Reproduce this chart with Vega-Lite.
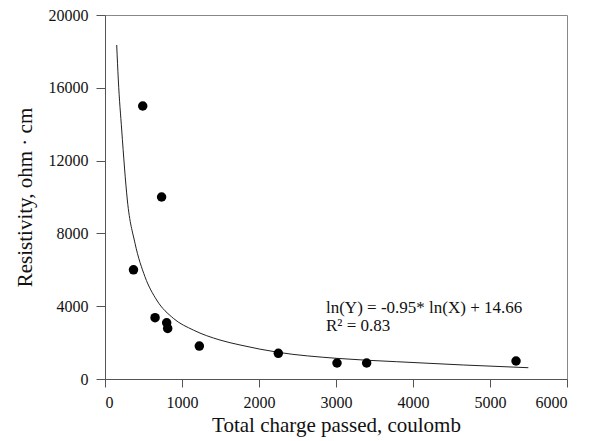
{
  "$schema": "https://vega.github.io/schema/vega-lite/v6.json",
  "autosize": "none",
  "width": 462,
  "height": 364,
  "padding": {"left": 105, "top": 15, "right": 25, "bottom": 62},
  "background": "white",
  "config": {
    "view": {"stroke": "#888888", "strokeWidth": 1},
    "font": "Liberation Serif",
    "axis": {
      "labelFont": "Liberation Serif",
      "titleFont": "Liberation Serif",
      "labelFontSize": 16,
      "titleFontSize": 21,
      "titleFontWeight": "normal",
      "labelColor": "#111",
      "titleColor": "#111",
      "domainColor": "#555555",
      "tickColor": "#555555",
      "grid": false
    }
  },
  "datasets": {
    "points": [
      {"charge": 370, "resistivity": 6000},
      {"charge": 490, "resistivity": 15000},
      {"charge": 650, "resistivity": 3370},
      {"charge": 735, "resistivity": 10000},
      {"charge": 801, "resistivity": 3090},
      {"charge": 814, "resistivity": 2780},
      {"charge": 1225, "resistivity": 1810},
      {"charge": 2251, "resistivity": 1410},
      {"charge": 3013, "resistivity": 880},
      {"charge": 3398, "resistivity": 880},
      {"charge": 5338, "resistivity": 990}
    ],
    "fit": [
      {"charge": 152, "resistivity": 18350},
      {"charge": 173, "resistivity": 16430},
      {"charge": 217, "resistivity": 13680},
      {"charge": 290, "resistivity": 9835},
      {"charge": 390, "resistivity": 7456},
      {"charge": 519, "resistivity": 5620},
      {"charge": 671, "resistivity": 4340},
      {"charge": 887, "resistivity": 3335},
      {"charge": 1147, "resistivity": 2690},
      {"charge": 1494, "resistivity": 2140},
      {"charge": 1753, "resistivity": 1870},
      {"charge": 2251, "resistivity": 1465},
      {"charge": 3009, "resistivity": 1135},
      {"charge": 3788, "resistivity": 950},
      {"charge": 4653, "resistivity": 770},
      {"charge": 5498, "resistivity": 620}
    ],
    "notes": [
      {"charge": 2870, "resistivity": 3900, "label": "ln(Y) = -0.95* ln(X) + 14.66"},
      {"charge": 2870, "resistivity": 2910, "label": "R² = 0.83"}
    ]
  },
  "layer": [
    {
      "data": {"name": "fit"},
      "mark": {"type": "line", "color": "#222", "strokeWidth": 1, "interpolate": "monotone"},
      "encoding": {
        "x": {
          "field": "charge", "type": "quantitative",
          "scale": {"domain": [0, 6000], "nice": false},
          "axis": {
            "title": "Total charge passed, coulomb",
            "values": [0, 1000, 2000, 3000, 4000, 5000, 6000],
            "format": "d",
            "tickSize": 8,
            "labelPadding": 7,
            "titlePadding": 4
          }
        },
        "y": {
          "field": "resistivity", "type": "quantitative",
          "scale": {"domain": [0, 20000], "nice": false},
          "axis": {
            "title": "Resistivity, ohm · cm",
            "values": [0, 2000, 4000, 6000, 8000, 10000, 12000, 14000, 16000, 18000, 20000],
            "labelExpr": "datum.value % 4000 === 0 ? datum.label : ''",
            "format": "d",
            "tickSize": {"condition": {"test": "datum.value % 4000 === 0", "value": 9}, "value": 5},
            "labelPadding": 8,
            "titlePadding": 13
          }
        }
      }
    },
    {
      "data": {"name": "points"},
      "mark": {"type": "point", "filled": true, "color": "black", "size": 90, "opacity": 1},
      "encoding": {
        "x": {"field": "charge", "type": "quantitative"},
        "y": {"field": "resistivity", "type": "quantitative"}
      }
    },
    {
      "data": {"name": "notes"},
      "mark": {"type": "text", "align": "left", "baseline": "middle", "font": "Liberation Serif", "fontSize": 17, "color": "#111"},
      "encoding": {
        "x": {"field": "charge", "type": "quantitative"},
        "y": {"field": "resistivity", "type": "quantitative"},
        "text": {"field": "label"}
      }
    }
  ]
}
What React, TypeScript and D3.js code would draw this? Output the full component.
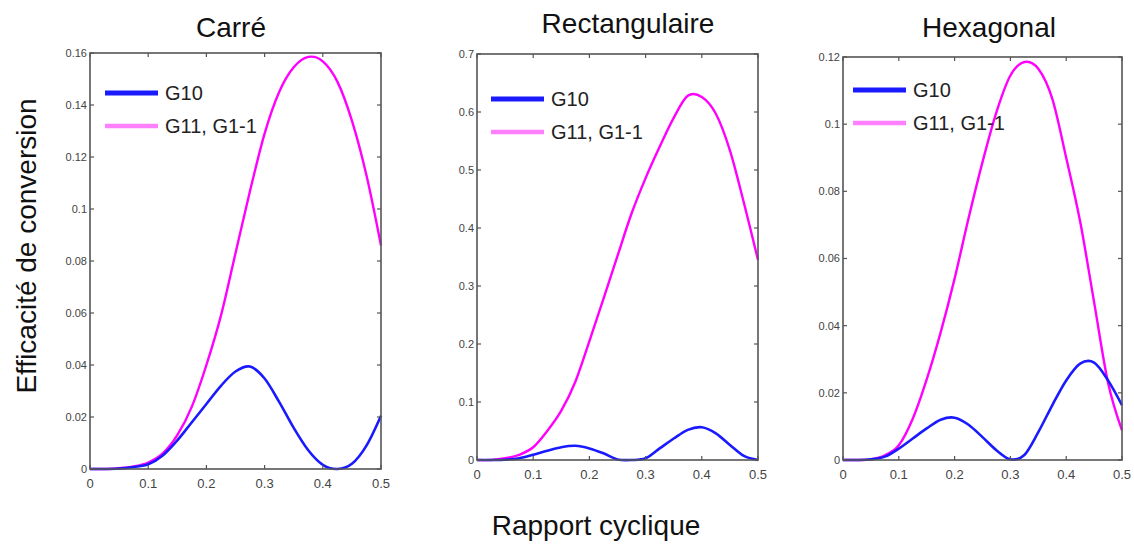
---*---
▶ _EXERCISE REQUIREMENTS_: Gather each line that holds "this".

▶ _RESPONSE TO THE EXERCISE_:
Reproduce this chart with Vega-Lite.
What React, TypeScript and D3.js code would draw this? Output the full component.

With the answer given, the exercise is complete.